The Illinois News Bureau story notes that scientists “found key biochemical markers of the drink – theobromine, caffeine and ursolic acid –in the right proportions to each other in each of the eight beakers they tested. The beakers date from A.D. 1050 to 1250 and were collected at ritual sites in and around Cahokia.”
 The discovery lends credence to the theory that Cahokia was not an isolated city, but part of a broader web of economic and cultural connections in the area of what is now the Southeast and Midwest of the United States.
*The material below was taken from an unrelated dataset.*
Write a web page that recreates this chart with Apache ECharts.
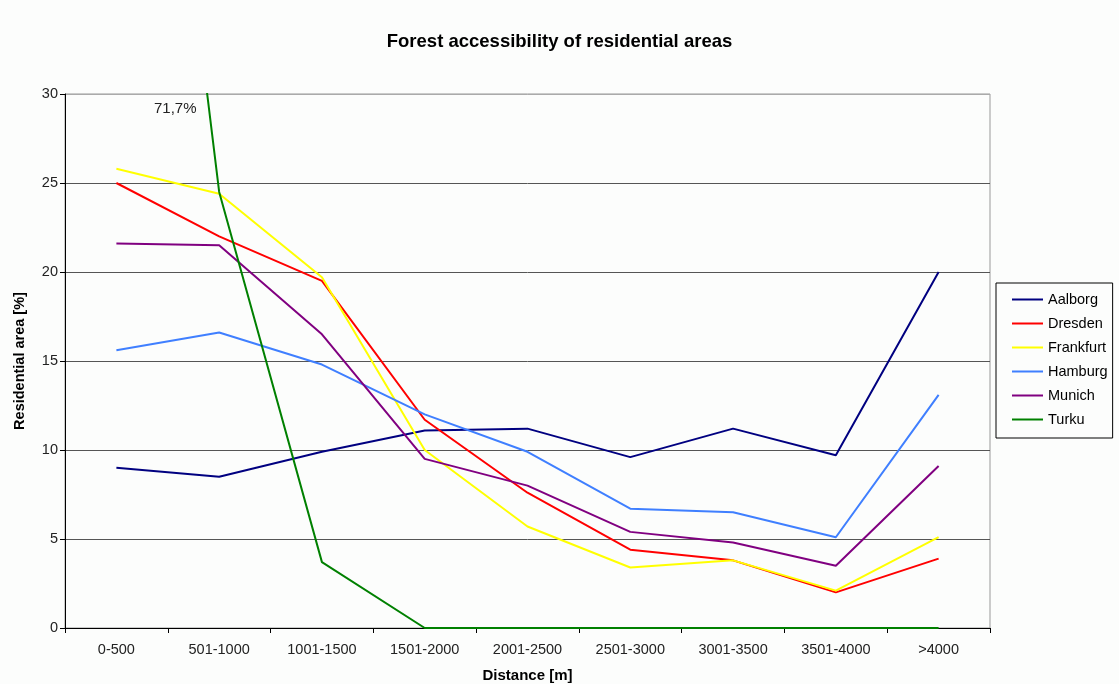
<!DOCTYPE html>
<html>
<head>
<meta charset="utf-8">
<script src="https://cdn.jsdelivr.net/npm/echarts@6/dist/echarts.min.js"></script>
<style>
  html, body { margin: 0; padding: 0; background: #fcfdfc; }
  #chart { width: 1119px; height: 684px; }
</style>
</head>
<body>
<div id="chart"></div>
<script>
// Distance classes to the nearest forest
const categories = ['0-500', '501-1000', '1001-1500', '1501-2000', '2001-2500',
                    '2501-3000', '3001-3500', '3501-4000', '>4000'];

// Share of residential area per distance class [%]
const aalborg   = [9.0, 8.5, 9.9, 11.1, 11.2, 9.6, 11.2, 9.7, 20.0];
const dresden   = [25.0, 22.0, 19.5, 11.7, 7.6, 4.4, 3.8, 2.0, 3.9];
const frankfurt = [25.8, 24.4, 19.7, 10.0, 5.7, 3.4, 3.8, 2.1, 5.1];
const hamburg   = [15.6, 16.6, 14.8, 12.0, 9.9, 6.7, 6.5, 5.1, 13.1];
const munich    = [21.6, 21.5, 16.5, 9.5, 8.0, 5.4, 4.8, 3.5, 9.1];
const turku     = [71.7, 24.5, 3.7, 0, 0, 0, 0, 0, 0];

const yTicks = [0, 5, 10, 15, 20, 25, 30];

const FONT = 'Arial, "Liberation Sans", sans-serif';

const seriesDefs = [
  { name: 'Aalborg',   data: aalborg,   color: '#000080' },
  { name: 'Dresden',   data: dresden,   color: '#ff0000' },
  { name: 'Frankfurt', data: frankfurt, color: '#ffff00' },
  { name: 'Hamburg',   data: hamburg,   color: '#3f7fff' },
  { name: 'Munich',    data: munich,    color: '#800080' },
  { name: 'Turku',     data: turku,     color: '#008000' }
];

const chart = echarts.init(document.getElementById('chart'), null, { renderer: 'canvas' });

chart.setOption({
  backgroundColor: '#fcfdfc',
  animation: false,
  title: {
    text: 'Forest accessibility of residential areas',
    left: 'center',
    top: 27,
    textStyle: { fontFamily: FONT, fontSize: 18.5, fontWeight: 'bold', color: '#000' }
  },
  grid: {
    left: 65, right: 129, top: 94, bottom: 56,
    containLabel: false,
    outerBoundsMode: 'none',
    show: true, borderColor: '#999', borderWidth: 1, backgroundColor: 'transparent'
  },
  legend: {
    orient: 'vertical',
    left: 996, top: 283,
    padding: [9, 5, 11, 16],
    icon: 'rect',
    itemWidth: 31, itemHeight: 2, itemGap: 9,
    borderColor: '#000', borderWidth: 1, borderRadius: 0,
    backgroundColor: '#fcfdfc',
    textStyle: { fontFamily: FONT, fontSize: 14.5, color: '#000' },
    data: seriesDefs.map(s => s.name)
  },
  xAxis: {
    type: 'category',
    data: categories,
    boundaryGap: true,
    name: 'Distance [m]',
    nameLocation: 'middle',
    nameGap: 40,
    nameTextStyle: { fontFamily: FONT, fontSize: 15, fontWeight: 'bold', color: '#000' },
    axisLine: { lineStyle: { color: '#000', width: 1 } },
    axisTick: { show: true, inside: false, length: 5, lineStyle: { color: '#000' } },
    axisLabel: { fontFamily: FONT, fontSize: 14.5, color: '#222', margin: 14, interval: 0 },
    splitLine: { show: false }
  },
  yAxis: {
    type: 'value',
    min: 0, max: 30, interval: 5,
    name: 'Residential area [%]',
    nameLocation: 'middle',
    nameGap: 38,
    nameRotate: 90,
    nameTextStyle: { fontFamily: FONT, fontSize: 14.5, fontWeight: 'bold', color: '#000' },
    axisLine: { show: true, lineStyle: { color: '#000', width: 1 } },
    axisTick: { show: true, inside: false, length: 5, lineStyle: { color: '#000' } },
    axisLabel: {
      fontFamily: FONT, fontSize: 14.5, color: '#222', margin: 7,
      formatter: v => (yTicks.indexOf(v) >= 0 ? String(v) : '')
    },
    splitLine: {
      show: true,
      lineStyle: { color: ['#000', '#555', '#555', '#555', '#555', '#555', '#aaa'], width: 1 }
    }
  },
  series: seriesDefs.map(s => ({
    name: s.name,
    type: 'line',
    data: s.data,
    symbol: 'none',
    clip: true,
    color: s.color,
    lineStyle: { color: s.color, width: 2 },
    emphasis: { disabled: true }
  })),
  graphic: [{
    type: 'text',
    left: 154, top: 101,
    style: { text: '71,7%', font: '15px ' + FONT, fill: '#222' }
  }]
});
</script>
</body>
</html>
According to Thomas Emerson, the director of the Illinois State Archaeological Survey: “[Cahokia] was the first pan-Indian city in North America, because there are both widespread contacts and emigrants…” Emerson also went on to suggest that Cahokia had attained “… a level of population density, a level of political organization that has not been seen before in North America.”
 I have to say I am thrilled by what we are learning about Cahokia. However, the article quotes Emerson as follows. “Cahokia was ultimately a failed experiment. The carving of figurines and the mound building there came to an abrupt end, and the population dwindled to zero. But its influence carried on. Cahokian influences in art, religion and architecture are seen as far away as Alabama, Arkansas, Louisiana and Wisconsin… .” My main
problem with this is the description of Cahokia as a failed experiment. 
Let’s celebrate the fantastic discovery, the achievement of the Mississippian “civilization,” but lose the negative connotations of ‘failed experiment.’